■ Given request
Lines holding the string "matplotlib" are the ones to copy; find them all in the data.

== Records shown

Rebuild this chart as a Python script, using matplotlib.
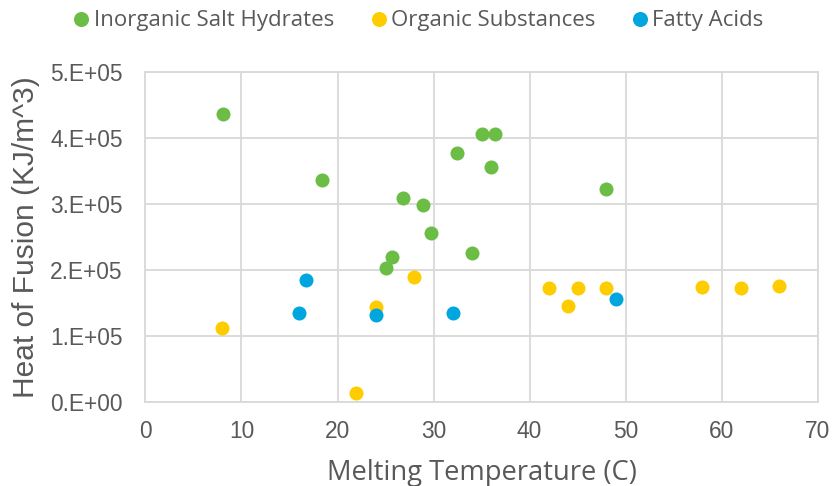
import numpy as np
import matplotlib.pyplot as plt
from matplotlib.ticker import FuncFormatter

# melting temperature (C) and heat of fusion (KJ/m^3)
salt_T = [8.1, 18.4, 26.8, 28.9, 29.7, 25.7, 25.0, 32.4, 35.0, 36.4, 36.0, 34.0, 48.0]
salt_H = [4.36e5, 3.36e5, 3.08e5, 2.98e5, 2.56e5, 2.19e5, 2.02e5, 3.77e5, 4.05e5, 4.05e5, 3.56e5, 2.26e5, 3.22e5]

org_T = [8.0, 21.9, 24.0, 28.0, 42.0, 44.0, 45.0, 48.0, 58.0, 62.0, 66.0]
org_H = [1.12e5, 0.13e5, 1.44e5, 1.89e5, 1.72e5, 1.45e5, 1.72e5, 1.72e5, 1.74e5, 1.73e5, 1.75e5]

fatty_T = [16.0, 16.7, 24.0, 32.0, 49.0]
fatty_H = [1.34e5, 1.84e5, 1.31e5, 1.35e5, 1.55e5]

txt = '#595959'
grid = '#d9d9d9'
plt.rcParams['font.family'] = ['Liberation Sans', 'DejaVu Sans']
other = ['Open Sans', 'DejaVu Sans']

fig = plt.figure(figsize=(8.36, 4.86), dpi=100)
ax = fig.add_axes([0.174, 0.1735, 0.804, 0.679])

ax.plot(salt_T, salt_H, 'o', ms=10.1, color='#6bbd45', mec='none', label='Inorganic Salt Hydrates', zorder=3)
ax.plot(org_T, org_H, 'o', ms=10.1, color='#ffcc00', mec='none', label='Organic Substances', zorder=3)
ax.plot(fatty_T, fatty_H, 'o', ms=10.1, color='#00a6dd', mec='none', label='Fatty Acids', zorder=3)

ax.set_xlim(0, 70)
ax.set_ylim(0, 5e5)
ax.set_xticks(np.arange(0, 71, 10))
ax.set_yticks(np.arange(0, 5.1e5, 1e5))
ax.yaxis.set_major_formatter(FuncFormatter(lambda v, p: '%d.E+%02d' % (round(v / 1e5), 5 if v else 0)))
ax.grid(True, color=grid, lw=1.3)
ax.set_axisbelow(True)
for s in ax.spines.values():
    s.set_color(grid)
    s.set_linewidth(1.3)
ax.tick_params(length=0, labelsize=16.4, colors=txt)
ax.tick_params(axis='x', pad=13)
ax.tick_params(axis='y', pad=16.5)

ax.set_xlabel('Melting Temperature (C)', fontsize=19.7, color=txt, family=other, labelpad=12)
ax.set_ylabel('Heat of Fusion (KJ/m^3)', fontsize=21.5, color=txt, labelpad=7)

fig.legend(loc='upper center', bbox_to_anchor=(0.5, 1.0), ncol=3, frameon=False,
           prop={'family': other, 'size': 16}, labelcolor=txt, handlelength=0.8,
           handleheight=0.6, handletextpad=0.16, columnspacing=1.6, markerscale=1.07,
           borderaxespad=0, borderpad=0.45)

fig.savefig('out.png', dpi=100)
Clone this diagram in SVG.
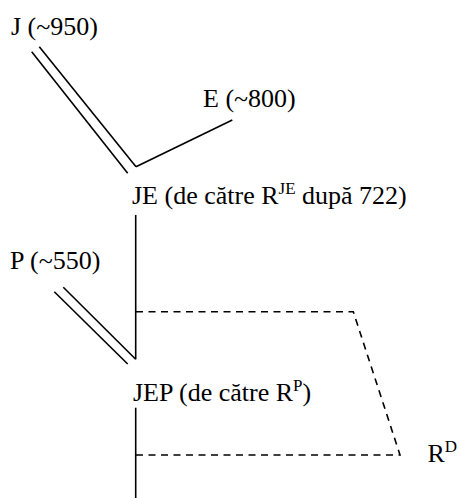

====

■ Answer in full
Rebuild this chart as a Python script, using matplotlib.
import matplotlib.pyplot as plt
from matplotlib.ticker import FuncFormatter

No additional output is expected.